Currently, the Financial Accounting Standards Board and the International Accounting Standards Board are working together toward converging U.S. and international accounting standards. The SEC acknowledges the risk that each Board may slow convergence efforts if U.S. issuers are permitted to use International Financial Reporting Standards to prepare financial statements. This is just one of the many considerations the SEC is seeking comment on in its concept release.

First Backdating Guilty Verdict

Earlier this week former Brocade CEO Gregory Reyes was found guilty of all charges in connection with stock option backdating and failing to report such backdating to auditors, regulators, and investors. This is the first conviction of an executive in the government’s option backdating investigation, and it occurred despite the fact Reyes never cashed in on his backdated options.

Reyes faces years of prison time and significant fines. More convictions are expected in a post-Enron era where juries are willing to convict not only instigators of backdating plans, but those who go along with illegal practices as well.  
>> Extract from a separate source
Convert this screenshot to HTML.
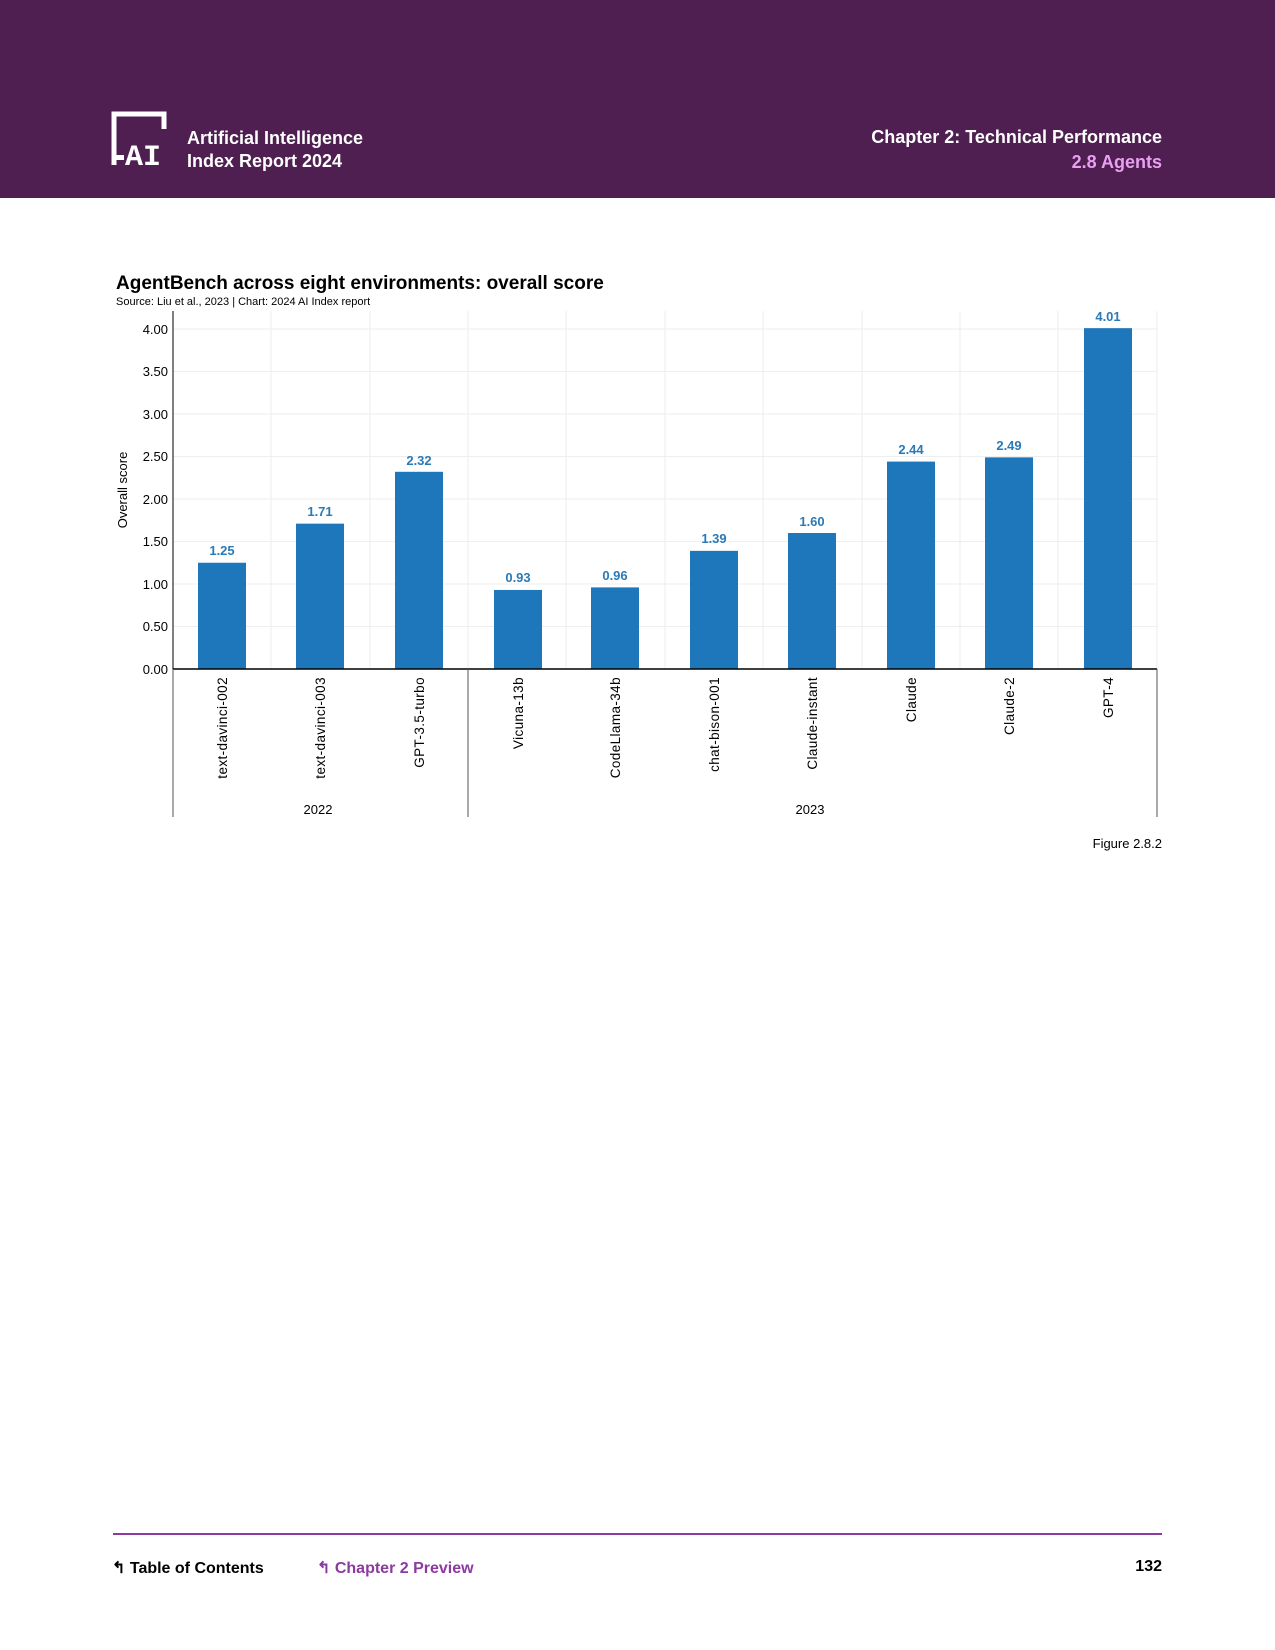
<!DOCTYPE html>
<html><head><style>
body{margin:0;width:1275px;height:1650px;background:#fff;font-family:"Liberation Sans",sans-serif;position:relative;overflow:hidden}
.hdr{position:absolute;left:0;top:0;width:1275px;height:198px;background:#4e1f50}
.t{position:absolute;white-space:nowrap}
</style></head><body>
<div class="hdr"></div>
<svg class="t" style="left:111px;top:111px" width="60" height="58" viewBox="0 0 60 58">
<path d="M3 54 V3 H53 V18" fill="none" stroke="#fff" stroke-width="5"/>
<text x="14" y="54" fill="#fff" font-size="30" font-weight="bold" font-family="Liberation Mono">AI</text>
<rect x="3" y="44" width="10" height="5" fill="#fff"/>
</svg>
<div class="t" style="left:187px;top:127px;color:#fff;font-weight:bold;font-size:18px;line-height:23px">Artificial Intelligence<br>Index Report 2024</div>
<div class="t" style="right:113px;top:125px;color:#fff;font-weight:bold;font-size:18px;text-align:right;line-height:25px">Chapter 2: Technical Performance<br><span style="color:#e9a0f0">2.8 Agents</span></div>
<div class="t" style="left:116px;top:273px;font-weight:bold;font-size:19px">AgentBench across eight environments: overall score</div>
<div class="t" style="left:116px;top:296px;font-size:11px">Source: Liu et al., 2023 | Chart: 2024 AI Index report</div>
<svg class="t" style="left:0;top:0" width="1275" height="900" font-family="Liberation Sans">
<g stroke="#eee" stroke-width="1">
<line x1="173" x2="1157" y1="329" y2="329"/><line x1="173" x2="1157" y1="371.5" y2="371.5"/><line x1="173" x2="1157" y1="414" y2="414"/><line x1="173" x2="1157" y1="456.5" y2="456.5"/><line x1="173" x2="1157" y1="499" y2="499"/><line x1="173" x2="1157" y1="541.5" y2="541.5"/><line x1="173" x2="1157" y1="584" y2="584"/><line x1="173" x2="1157" y1="626.5" y2="626.5"/>
<line x1="271" x2="271" y1="311" y2="669"/><line x1="370" x2="370" y1="311" y2="669"/><line x1="468" x2="468" y1="311" y2="669"/><line x1="566" x2="566" y1="311" y2="669"/><line x1="665" x2="665" y1="311" y2="669"/><line x1="763" x2="763" y1="311" y2="669"/><line x1="862" x2="862" y1="311" y2="669"/><line x1="960" x2="960" y1="311" y2="669"/><line x1="1058" x2="1058" y1="311" y2="669"/><line x1="1157" x2="1157" y1="311" y2="669"/>
</g>
<g font-size="13" text-anchor="end" fill="#000">
<text x="168" y="334">4.00</text><text x="168" y="376">3.50</text><text x="168" y="419">3.00</text><text x="168" y="461">2.50</text><text x="168" y="504">2.00</text><text x="168" y="546">1.50</text><text x="168" y="589">1.00</text><text x="168" y="631">0.50</text><text x="168" y="674">0.00</text>
</g>
<text transform="translate(127,490) rotate(-90)" font-size="13" text-anchor="middle">Overall score</text>
<g fill="#1f77bb">
<rect x="198" y="562.75" width="48" height="106.25"/>
<rect x="296" y="523.65" width="48" height="145.35"/>
<rect x="395" y="471.8" width="48" height="197.2"/>
<rect x="494" y="589.95" width="48" height="79.05"/>
<rect x="591" y="587.4" width="48" height="81.6"/>
<rect x="690" y="550.85" width="48" height="118.15"/>
<rect x="788" y="533" width="48" height="136"/>
<rect x="887" y="461.6" width="48" height="207.4"/>
<rect x="985" y="457.35" width="48" height="211.65"/>
<rect x="1084" y="328.15" width="48" height="340.85"/>
</g>
<g font-size="13" font-weight="bold" fill="#2a7ab8" text-anchor="middle">
<text x="222" y="555">1.25</text><text x="320" y="516">1.71</text><text x="419" y="465">2.32</text><text x="518" y="582">0.93</text><text x="615" y="580">0.96</text><text x="714" y="543">1.39</text><text x="812" y="526">1.60</text><text x="911" y="454">2.44</text><text x="1009" y="450">2.49</text><text x="1108" y="321">4.01</text>
</g>
<line x1="173" x2="173" y1="311" y2="669" stroke="#000"/>
<line x1="173" x2="1157" y1="669" y2="669" stroke="#000" stroke-width="1.5"/>
<g stroke="#555"><line x1="173" x2="173" y1="669" y2="817"/><line x1="468" x2="468" y1="669" y2="817"/><line x1="1157" x2="1157" y1="669" y2="817"/></g>
<g font-size="13.5" text-anchor="end" letter-spacing="0.4">
<text transform="translate(227,677) rotate(-90)">text-davinci-002</text>
<text transform="translate(325,677) rotate(-90)">text-davinci-003</text>
<text transform="translate(424,677) rotate(-90)">GPT-3.5-turbo</text>
<text transform="translate(523,677) rotate(-90)">Vicuna-13b</text>
<text transform="translate(620,677) rotate(-90)">CodeLlama-34b</text>
<text transform="translate(719,677) rotate(-90)">chat-bison-001</text>
<text transform="translate(817,677) rotate(-90)">Claude-instant</text>
<text transform="translate(916,677) rotate(-90)">Claude</text>
<text transform="translate(1014,677) rotate(-90)">Claude-2</text>
<text transform="translate(1113,677) rotate(-90)">GPT-4</text>
</g>
<text x="318" y="814" font-size="13" text-anchor="middle">2022</text>
<text x="810" y="814" font-size="13" text-anchor="middle">2023</text>
<text x="1162" y="848" font-size="13" text-anchor="end">Figure 2.8.2</text>
</svg>
<div class="t" style="left:113px;top:1533px;width:1049px;height:2px;background:#8c3aa0"></div>
<div class="t" style="left:112px;top:1558px;font-size:16px;font-weight:bold">↰ Table of Contents</div>
<div class="t" style="left:317px;top:1558px;font-size:16px;font-weight:bold;color:#8c3aa0">↰ Chapter 2 Preview</div>
<div class="t" style="right:113px;top:1558px;font-size:16px;font-weight:bold">132</div>
</body></html>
SEC Shareholder Access Proposals

The SEC has released two conflicting proposals regarding shareholder access to proxy statements. The SEC has been considering different versions of increased shareholder access to proxy statements for several years, but it was last year’s Second Circuit decision in American Federation of State, County, and Municipal Employees, Employees Pension Plan v. American International Group, Inc. (462 F. 3d 121) that has driven the recent wave of activity.
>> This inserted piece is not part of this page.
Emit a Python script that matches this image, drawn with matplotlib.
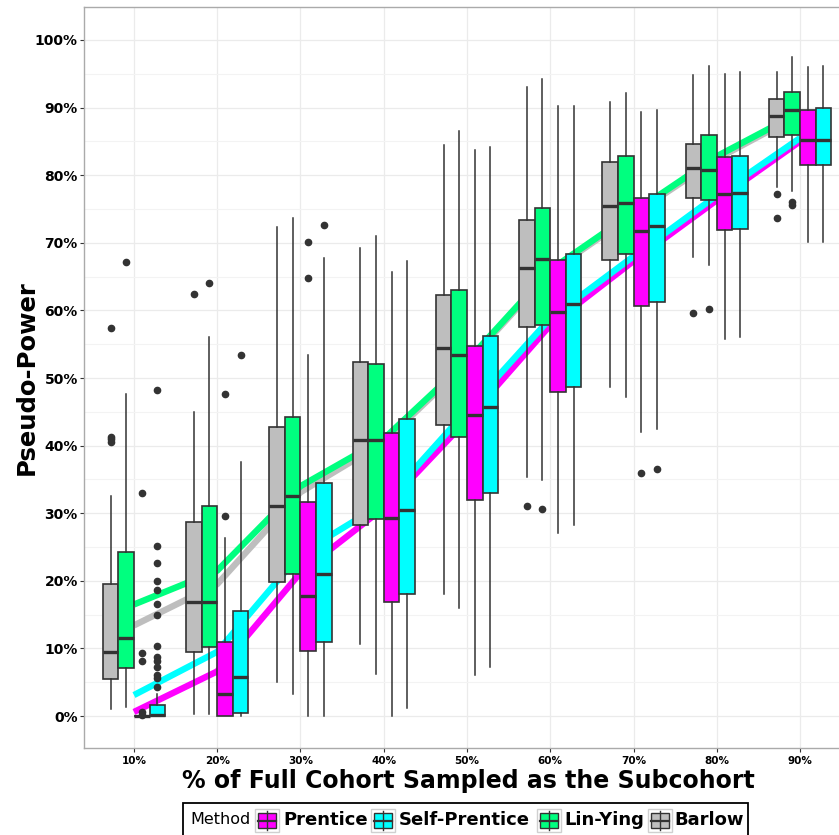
import matplotlib
matplotlib.use("Agg")
import matplotlib.pyplot as plt
from matplotlib.patches import Rectangle
from matplotlib.lines import Line2D

# subcohort fractions (x categories)
levels = ["10%", "20%", "30%", "40%", "50%", "60%", "70%", "80%", "90%"]

# dodge order of the boxes inside each group
box_order = ["Barlow", "Lin-Ying", "Prentice", "Self-Prentice"]
# legend order
legend_order = ["Prentice", "Self-Prentice", "Lin-Ying", "Barlow"]
colors = {"Prentice": "#FF00FF", "Self-Prentice": "#00FFFF",
          "Lin-Ying": "#00FF7F", "Barlow": "#BEBEBE"}

# ---- box statistics (pseudo-power, %) ----
barlow_q1 = [5.5, 9.4, 19.8, 28.2, 43.0, 57.5, 67.4, 76.7, 85.6]
barlow_med = [9.5, 16.9, 31.1, 40.9, 54.5, 66.3, 75.5, 81.0, 88.8]
barlow_q3 = [19.5, 28.7, 42.8, 52.3, 62.3, 73.4, 81.9, 84.6, 91.2]
barlow_lo = [1.1, 0.3, 5.1, 10.6, 18.1, 35.3, 48.7, 67.9, 78.3]
barlow_hi = [32.5, 45.0, 72.3, 69.2, 84.4, 93.0, 90.9, 94.8, 95.3]
barlow_out = [[40.5, 41.0, 41.3, 57.4], [62.5], [], [], [], [31.0], [], [59.6], [77.2, 73.6]]

linying_q1 = [7.1, 10.2, 21.0, 29.1, 41.3, 57.8, 68.3, 76.4, 85.9]
linying_med = [11.6, 16.9, 32.5, 40.8, 53.4, 67.6, 75.9, 80.7, 89.7]
linying_q3 = [24.2, 31.0, 44.3, 52.1, 63.0, 75.1, 82.8, 85.9, 92.3]
linying_lo = [1.4, 0.3, 3.2, 6.2, 16.0, 34.9, 47.2, 66.7, 77.7]
linying_hi = [47.7, 56.1, 73.7, 71.0, 86.5, 94.3, 92.2, 96.2, 97.5]
linying_out = [[67.2], [64.0], [], [], [], [30.6], [], [60.2], [76.1, 75.6]]

prentice_q1 = [0.0, 0.0, 9.6, 16.9, 31.9, 48.0, 60.6, 71.9, 81.5]
prentice_med = [0.0, 3.3, 17.7, 29.3, 44.5, 59.8, 71.8, 77.2, 85.2]
prentice_q3 = [0.0, 11.0, 31.6, 41.9, 54.8, 67.5, 76.7, 82.7, 89.7]
prentice_lo = [0.0, 0.0, 0.0, 0.0, 6.0, 27.1, 42.0, 55.8, 70.1]
prentice_hi = [0.0, 26.3, 53.4, 65.7, 83.7, 90.2, 89.3, 95.0, 96.0]
prentice_out = [[0.1, 0.6, 8.1, 9.3, 33.0], [29.6, 47.6], [64.8, 70.1], [], [], [], [36.0], [], []]

selfp_q1 = [0.0, 0.5, 10.9, 18.1, 33.0, 48.6, 61.2, 72.1, 81.5]
selfp_med = [0.2, 5.8, 21.0, 30.5, 45.7, 61.0, 72.5, 77.4, 85.2]
selfp_q3 = [1.6, 15.5, 34.4, 43.9, 56.2, 68.4, 77.2, 82.9, 90.0]
selfp_lo = [0.0, 0.0, 0.0, 1.2, 7.2, 28.2, 42.5, 56.0, 70.1]
selfp_hi = [3.2, 37.6, 67.7, 67.3, 84.2, 90.2, 89.7, 95.2, 96.2]
selfp_out = [[4.3, 5.6, 6.1, 7.2, 8.1, 8.7, 10.3, 15.0, 16.6, 18.6, 20.0, 22.7, 25.1, 48.2],
             [53.4], [72.6], [], [], [], [36.6], [], []]

# ---- trend lines (mean pseudo-power) ----
barlow_mean = [13.4, 19.5, 33.1, 40.5, 52.2, 65.7, 74.2, 82.4, 89.0]
linying_mean = [16.5, 21.5, 34.0, 41.0, 52.5, 66.0, 74.5, 82.8, 89.3]
prentice_mean = [0.6, 6.6, 21.2, 30.8, 43.8, 57.8, 67.3, 76.3, 85.0]
selfp_mean = [3.1, 9.5, 24.0, 31.5, 45.2, 58.8, 68.0, 77.0, 85.5]

box_data = {
    "Barlow": (barlow_q1, barlow_med, barlow_q3, barlow_lo, barlow_hi, barlow_out),
    "Lin-Ying": (linying_q1, linying_med, linying_q3, linying_lo, linying_hi, linying_out),
    "Prentice": (prentice_q1, prentice_med, prentice_q3, prentice_lo, prentice_hi, prentice_out),
    "Self-Prentice": (selfp_q1, selfp_med, selfp_q3, selfp_lo, selfp_hi, selfp_out),
}
mean_data = {"Prentice": prentice_mean, "Self-Prentice": selfp_mean,
             "Barlow": barlow_mean, "Lin-Ying": linying_mean}

W, H = 839, 835
fig = plt.figure(figsize=(W / 100, H / 100), dpi=100)
ax = fig.add_axes([84 / W, 87 / H, 766 / W, 741 / H])

x = list(range(1, len(levels) + 1))
bw = 0.75 / 4
dark = "#333333"

# grid
ax.set_axisbelow(True)
ax.set_yticks(range(0, 101, 10))
ax.set_yticks(range(5, 101, 10), minor=True)
ax.grid(True, which="major", color="#EBEBEB", lw=0.9)
ax.grid(True, which="minor", axis="y", color="#F3F3F3", lw=0.8)

# lines behind the boxes
for m in ["Prentice", "Self-Prentice", "Barlow", "Lin-Ying"]:
    ax.plot(x, mean_data[m], color=colors[m], lw=4.6, solid_capstyle="butt", zorder=1.5)

# boxes
for k, m in enumerate(box_order):
    q1, med, q3, lo, hi, out = box_data[m]
    stats = []
    for i in range(len(levels)):
        stats.append({"q1": q1[i], "med": med[i], "q3": q3[i],
                      "whislo": lo[i], "whishi": hi[i], "fliers": out[i]})
    pos = [xi + (k - 1.5) * bw for xi in x]
    ax.bxp(stats, positions=pos, widths=bw, patch_artist=True, showcaps=False,
           manage_ticks=False, zorder=2,
           boxprops=dict(facecolor=colors[m], edgecolor=dark, linewidth=1.2),
           medianprops=dict(color=dark, linewidth=2.4, solid_capstyle="butt"),
           whiskerprops=dict(color=dark, linewidth=1.1),
           flierprops=dict(marker="o", markerfacecolor=dark, markeredgecolor=dark,
                           markersize=4.5, linestyle="none"))

ax.set_xlim(0.4, 9.6)
ax.set_ylim(-4.73, 104.88)
ax.set_xticks(x)
ax.set_xticklabels(levels, fontsize=7.5, fontweight="bold")
ax.set_yticklabels([f"{v}%" for v in range(0, 101, 10)], fontsize=10, fontweight="bold")
ax.tick_params(axis="both", which="major", color=dark, length=3, width=0.8)
ax.tick_params(axis="x", pad=3)
ax.tick_params(axis="y", pad=1.5)
ax.tick_params(which="minor", length=0)
for s in ax.spines.values():
    s.set_color("#AAAAAA")
    s.set_linewidth(1.0)

fig.text(27 / W, 1 - 378 / H, "Pseudo-Power", rotation=90, ha="center", va="center",
         fontsize=17.5, fontweight="bold")
fig.text(468 / W, 1 - 781 / H, "% of Full Cohort Sampled as the Subcohort",
         ha="center", va="center", fontsize=17, fontweight="bold")

# legend, drawn by hand at the bottom
def fx(px):
    return px / W

def fy(py):
    return 1 - py / H

fig.patches.append(Rectangle((fx(183), fy(845)), (748 - 183) / W, (845 - 803) / H,
                             transform=fig.transFigure, fill=False, ec="black", lw=1.3))
fig.text(fx(190), fy(820), "Method", ha="left", va="center", fontsize=11.5)
key_x = [255, 371, 537, 648]
label_x = [283, 399, 564, 674]
for kx, lx, m in zip(key_x, label_x, legend_order):
    fig.patches.append(Rectangle((fx(kx), fy(832)), 24 / W, 23 / H, transform=fig.transFigure,
                                 fc="white", ec="#D0D0D0", lw=1.0))
    cx = kx + 12
    fig.lines.append(Line2D([fx(cx), fx(cx)], [fy(811), fy(830)], transform=fig.transFigure,
                            color=dark, lw=1.0))
    fig.patches.append(Rectangle((fx(kx + 3), fy(828)), 18 / W, 15 / H, transform=fig.transFigure,
                                 fc=colors[m], ec=dark, lw=1.0))
    fig.lines.append(Line2D([fx(kx + 3), fx(kx + 21)], [fy(820.5), fy(820.5)],
                            transform=fig.transFigure, color=dark, lw=1.6))
    fig.text(fx(lx), fy(820), m, ha="left", va="center", fontsize=13, fontweight="bold")

fig.savefig("out.png", dpi=100)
By way of background, shareholders have a state law right to nominate and elect directors; they just can’t use the company’s proxy statement to solicit votes for their candidates. The SEC believes the philosophy of the proxy statement is in conflict if two competing parties (the company and a rogue shareholder) can use the same document (the company’s proxy statement) to solicit proxies for competing nominees for director.

Instead, the proxy rules contemplate a separate proxy statement for shareholders who want to nominate directors. And, just to make sure these shareholders don’t get onto the company’s proxy through a backdoor, there is a specific rule (14a-8(i)(8)) that allows the company to exclude shareholder proposals that relate to the election of the board.

The Second Circuit disrupted this system in the AIG case when it ruled that AIG could not rely on Rule 14a-8(i)(8) to exclude a shareholder proposal aimed at direct election of directors. The shareholder proposal was for an amendment to the AIG bylaws that would allow for a procedure under which AIG would be required to include shareholder nominated directors in its proxy materials.

The SEC is worried that this ruling allows a shareholder to get nominees on the company proxy without having to disclose all the information that would be required if the shareholder would have to produce its own proxy statement. Hence the two proposed changes to the proxy rules:

Proposal (1) is an affront to the AIG decision. It would amend Rule 14a-8(i)(8) in hopes of allowing it to exist essentially the way it did before the AIG decision. Of course, a court could always disagree that the amendment has this effect.

Proposal (2) embraces the AIG decision, in that it would allow for shareholder director nominees to appear on the company’s proxy statement; however, there are significant caveats. For example, only shareholders who have been 5% holders for the previous year would be permitted to propose bylaw amendments in the company’s proxy, and they would first need to file a more-detailed Schedule 13G disclosing their background and interactions with the company. And, a shareholder that nominates a director must also disclose the same type of information that would currently be required in a separate proxy, such as basic information about the nominating shareholder and the nominee. Nominating shareholders will have the burden of providing this information to the company and will be liable for any fraud that goes along with this information.

Proposal (1) is an attempt to preserve the status quo despite the Second Circuit’s ruling in the AIG case. Proposal (2) is a whole new system. Both proposals are sure to produce significant comments and discussion.